Title IX of the Dodd Frank Act seeks to address the defects of the prior model of securitization by imposing requirements for transparency, due diligence, representations and warranties, and retention of credit risk.

"Skin in the Game of 5%" proposed by the FDIC is no deterrent on mortgages that have not received a 20% down payment.

The wrapping up/processing/and securitization fees received, for providing "questionable mortgages with less than 20% down payment, and questionable real estate assessed values that the mortgage is based upon" into the Securitization Market, are far in excess of the maximum potential loss for holding 5% skin in the game.

The 5% skin in the game will be the maximum potential loss for playing the game!

A 20% skin in the game for the loan originator will be a far more effective deterrent when securitizing mortgages with less than a 20% down payment.

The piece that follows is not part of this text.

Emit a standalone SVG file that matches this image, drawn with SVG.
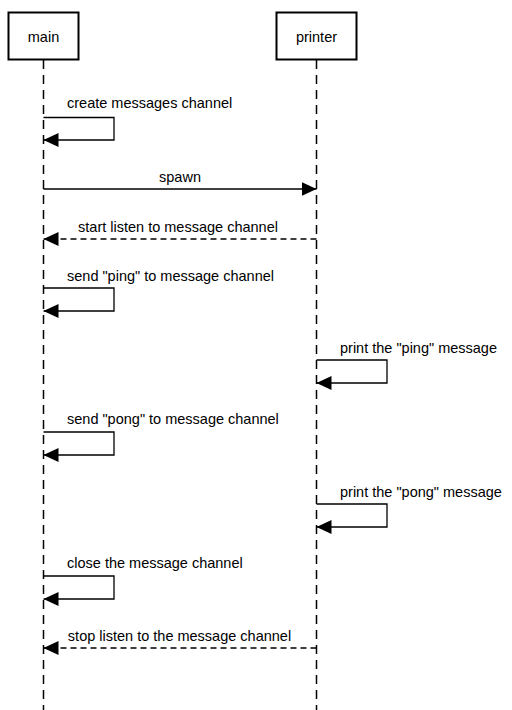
<svg xmlns="http://www.w3.org/2000/svg" width="512" height="710" viewBox="0 0 512 710">
<style>
.box{fill:#fff;stroke:#000;stroke-width:2}
.life{stroke:#000;stroke-width:1.5;stroke-dasharray:9,6;fill:none}
.msg{stroke:#000;stroke-width:1.3;fill:none}
.dash{stroke-dasharray:6,4}
text{font-family:"Liberation Sans",Arial,Helvetica,sans-serif;font-size:14.5px;fill:#000}
.c{text-anchor:middle}
</style>
<defs>
<marker id="ah" viewBox="0 0 15 14" refX="15" refY="7" markerWidth="15" markerHeight="14" markerUnits="userSpaceOnUse" orient="auto">
<path d="M0,0 L15,7 L0,14 Z" fill="#000"/>
</marker>
</defs>
<g id="lifelines">
<line class="life" x1="43.5" y1="60" x2="43.5" y2="710"/>
<line class="life" x1="316.5" y1="60" x2="316.5" y2="710"/>
</g>
<g id="main">
<rect class="box" x="8.5" y="12.5" width="70" height="47"/>
<text class="c" x="43.5" y="41.5">main</text>
</g>
<g id="printer">
<rect class="box" x="276.5" y="12.5" width="80" height="47"/>
<text class="c" x="316.5" y="41.5">printer</text>
</g>
<g id="connectors">
<path class="msg" d="M43.5,117.5 H114 V140 H43.5" marker-end="url(#ah)"/>
<text x="67" y="108">create messages channel</text>
<path class="msg" d="M43.5,189 H316.5" marker-end="url(#ah)"/>
<text class="c" x="180" y="181.5">spawn</text>
<path class="msg dash" d="M316.5,239 H43.5" marker-end="url(#ah)"/>
<text class="c" x="178" y="231.5">start listen to message channel</text>
<path class="msg" d="M43.5,288 H114 V311 H43.5" marker-end="url(#ah)"/>
<text x="67" y="280.5">send "ping" to message channel</text>
<path class="msg" d="M316.5,360 H387 V383 H316.5" marker-end="url(#ah)"/>
<text x="340" y="352.5">print the "ping" message</text>
<path class="msg" d="M43.5,432 H114 V455 H43.5" marker-end="url(#ah)"/>
<text x="67" y="424">send "pong" to message channel</text>
<path class="msg" d="M316.5,504 H387 V527 H316.5" marker-end="url(#ah)"/>
<text x="340" y="496.5">print the "pong" message</text>
<path class="msg" d="M43.5,576 H114 V599 H43.5" marker-end="url(#ah)"/>
<text x="67" y="567.5">close the message channel</text>
<path class="msg dash" d="M316.5,648 H43.5" marker-end="url(#ah)"/>
<text class="c" x="179.5" y="641">stop listen to the message channel</text>
</g>
</svg>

Finally, after the Savings & Loan collapse from 1988 thru 1991, National Home Builders (many publically traded) began establishing mortgage subsidiaries.

They saw the $$$ at the end of the rainbow and issued mortgages for their new homes for which they could charge more for the sale by issuing liar loans, and interest only mortgages in order to show higher profits in their "Home Building Operations". Then they sold the mortgages to be "securitized on Wall Street" for another profit in their mortgage subsidiary and unloaded all their risk.

I hope someone is auditing that massive "Conflict of Interest" some of which should be criminally prosecuted!

I hope the new laws prohibit the Home Builder, as well as Real Estate Agents, and all their related companies from "Mortgage Origination and Appraisals".